Quote all of the data exactly as given. Skip every picture it contains.

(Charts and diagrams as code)
-- Begin --

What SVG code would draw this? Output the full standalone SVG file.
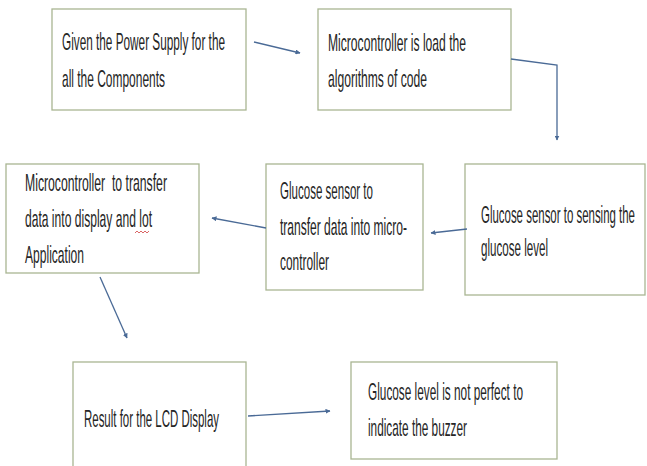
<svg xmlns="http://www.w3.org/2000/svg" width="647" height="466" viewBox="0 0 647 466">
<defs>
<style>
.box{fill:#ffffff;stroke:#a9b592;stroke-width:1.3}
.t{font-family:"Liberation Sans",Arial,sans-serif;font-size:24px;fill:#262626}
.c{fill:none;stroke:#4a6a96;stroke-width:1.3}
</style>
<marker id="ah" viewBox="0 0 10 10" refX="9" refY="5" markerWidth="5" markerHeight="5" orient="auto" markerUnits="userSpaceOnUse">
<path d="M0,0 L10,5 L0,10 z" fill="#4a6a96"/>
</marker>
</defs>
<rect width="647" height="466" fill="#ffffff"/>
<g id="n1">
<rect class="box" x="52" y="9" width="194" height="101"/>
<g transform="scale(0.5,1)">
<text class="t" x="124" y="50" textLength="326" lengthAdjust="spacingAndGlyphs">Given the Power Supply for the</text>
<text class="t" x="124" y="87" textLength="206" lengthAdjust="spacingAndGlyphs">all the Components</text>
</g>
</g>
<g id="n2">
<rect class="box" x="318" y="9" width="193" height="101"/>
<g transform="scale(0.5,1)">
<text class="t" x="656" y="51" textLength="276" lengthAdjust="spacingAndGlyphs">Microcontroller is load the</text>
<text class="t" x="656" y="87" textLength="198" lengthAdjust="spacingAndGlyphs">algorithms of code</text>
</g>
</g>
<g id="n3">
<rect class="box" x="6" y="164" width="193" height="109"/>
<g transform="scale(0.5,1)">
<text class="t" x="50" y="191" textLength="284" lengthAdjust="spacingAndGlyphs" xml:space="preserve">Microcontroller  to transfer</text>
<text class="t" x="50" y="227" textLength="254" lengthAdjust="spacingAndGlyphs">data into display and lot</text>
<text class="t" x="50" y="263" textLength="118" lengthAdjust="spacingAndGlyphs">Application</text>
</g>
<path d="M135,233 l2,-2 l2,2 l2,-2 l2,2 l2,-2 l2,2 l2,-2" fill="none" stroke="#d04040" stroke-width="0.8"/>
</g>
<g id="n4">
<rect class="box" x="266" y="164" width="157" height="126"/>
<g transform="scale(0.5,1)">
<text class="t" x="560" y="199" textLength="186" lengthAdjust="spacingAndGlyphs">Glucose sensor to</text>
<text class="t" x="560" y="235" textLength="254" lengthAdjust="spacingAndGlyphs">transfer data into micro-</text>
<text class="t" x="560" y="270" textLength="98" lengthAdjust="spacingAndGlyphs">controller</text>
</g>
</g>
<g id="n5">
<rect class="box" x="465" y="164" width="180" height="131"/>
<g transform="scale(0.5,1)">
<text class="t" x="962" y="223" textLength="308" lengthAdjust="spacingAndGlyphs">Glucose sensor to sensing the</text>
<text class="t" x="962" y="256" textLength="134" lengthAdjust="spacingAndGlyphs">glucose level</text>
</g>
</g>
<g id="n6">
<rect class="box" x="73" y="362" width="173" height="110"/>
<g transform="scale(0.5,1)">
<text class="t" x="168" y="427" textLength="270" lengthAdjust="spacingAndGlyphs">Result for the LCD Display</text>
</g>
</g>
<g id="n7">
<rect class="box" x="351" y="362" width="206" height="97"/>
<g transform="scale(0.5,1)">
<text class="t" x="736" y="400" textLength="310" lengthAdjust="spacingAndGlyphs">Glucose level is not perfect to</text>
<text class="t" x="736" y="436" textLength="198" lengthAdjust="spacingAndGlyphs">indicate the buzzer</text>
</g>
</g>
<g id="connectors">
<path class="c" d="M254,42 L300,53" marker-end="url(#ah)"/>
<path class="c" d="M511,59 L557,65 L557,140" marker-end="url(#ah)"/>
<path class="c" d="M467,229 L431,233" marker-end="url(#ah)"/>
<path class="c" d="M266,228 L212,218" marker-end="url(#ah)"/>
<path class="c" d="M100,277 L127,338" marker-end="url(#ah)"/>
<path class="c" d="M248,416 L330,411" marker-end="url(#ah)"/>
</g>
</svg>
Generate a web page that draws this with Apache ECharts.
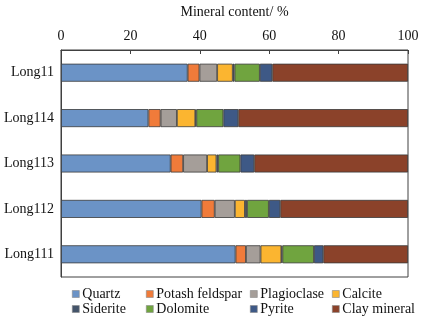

-- End --

# Correct result
What SVG code would draw this? Output the full standalone SVG file.
<svg xmlns="http://www.w3.org/2000/svg" width="647" height="466" viewBox="0 0 647 466">
<defs>
<style>
.box{fill:#ffffff;stroke:#a9b592;stroke-width:1.3}
.t{font-family:"Liberation Sans",Arial,sans-serif;font-size:24px;fill:#262626}
.c{fill:none;stroke:#4a6a96;stroke-width:1.3}
</style>
<marker id="ah" viewBox="0 0 10 10" refX="9" refY="5" markerWidth="5" markerHeight="5" orient="auto" markerUnits="userSpaceOnUse">
<path d="M0,0 L10,5 L0,10 z" fill="#4a6a96"/>
</marker>
</defs>
<rect width="647" height="466" fill="#ffffff"/>
<g id="n1">
<rect class="box" x="52" y="9" width="194" height="101"/>
<g transform="scale(0.5,1)">
<text class="t" x="124" y="50" textLength="326" lengthAdjust="spacingAndGlyphs">Given the Power Supply for the</text>
<text class="t" x="124" y="87" textLength="206" lengthAdjust="spacingAndGlyphs">all the Components</text>
</g>
</g>
<g id="n2">
<rect class="box" x="318" y="9" width="193" height="101"/>
<g transform="scale(0.5,1)">
<text class="t" x="656" y="51" textLength="276" lengthAdjust="spacingAndGlyphs">Microcontroller is load the</text>
<text class="t" x="656" y="87" textLength="198" lengthAdjust="spacingAndGlyphs">algorithms of code</text>
</g>
</g>
<g id="n3">
<rect class="box" x="6" y="164" width="193" height="109"/>
<g transform="scale(0.5,1)">
<text class="t" x="50" y="191" textLength="284" lengthAdjust="spacingAndGlyphs" xml:space="preserve">Microcontroller  to transfer</text>
<text class="t" x="50" y="227" textLength="254" lengthAdjust="spacingAndGlyphs">data into display and lot</text>
<text class="t" x="50" y="263" textLength="118" lengthAdjust="spacingAndGlyphs">Application</text>
</g>
<path d="M135,233 l2,-2 l2,2 l2,-2 l2,2 l2,-2 l2,2 l2,-2" fill="none" stroke="#d04040" stroke-width="0.8"/>
</g>
<g id="n4">
<rect class="box" x="266" y="164" width="157" height="126"/>
<g transform="scale(0.5,1)">
<text class="t" x="560" y="199" textLength="186" lengthAdjust="spacingAndGlyphs">Glucose sensor to</text>
<text class="t" x="560" y="235" textLength="254" lengthAdjust="spacingAndGlyphs">transfer data into micro-</text>
<text class="t" x="560" y="270" textLength="98" lengthAdjust="spacingAndGlyphs">controller</text>
</g>
</g>
<g id="n5">
<rect class="box" x="465" y="164" width="180" height="131"/>
<g transform="scale(0.5,1)">
<text class="t" x="962" y="223" textLength="308" lengthAdjust="spacingAndGlyphs">Glucose sensor to sensing the</text>
<text class="t" x="962" y="256" textLength="134" lengthAdjust="spacingAndGlyphs">glucose level</text>
</g>
</g>
<g id="n6">
<rect class="box" x="73" y="362" width="173" height="110"/>
<g transform="scale(0.5,1)">
<text class="t" x="168" y="427" textLength="270" lengthAdjust="spacingAndGlyphs">Result for the LCD Display</text>
</g>
</g>
<g id="n7">
<rect class="box" x="351" y="362" width="206" height="97"/>
<g transform="scale(0.5,1)">
<text class="t" x="736" y="400" textLength="310" lengthAdjust="spacingAndGlyphs">Glucose level is not perfect to</text>
<text class="t" x="736" y="436" textLength="198" lengthAdjust="spacingAndGlyphs">indicate the buzzer</text>
</g>
</g>
<g id="connectors">
<path class="c" d="M254,42 L300,53" marker-end="url(#ah)"/>
<path class="c" d="M511,59 L557,65 L557,140" marker-end="url(#ah)"/>
<path class="c" d="M467,229 L431,233" marker-end="url(#ah)"/>
<path class="c" d="M266,228 L212,218" marker-end="url(#ah)"/>
<path class="c" d="M100,277 L127,338" marker-end="url(#ah)"/>
<path class="c" d="M248,416 L330,411" marker-end="url(#ah)"/>
</g>
</svg>
Generate a web page that draws this with Apache ECharts.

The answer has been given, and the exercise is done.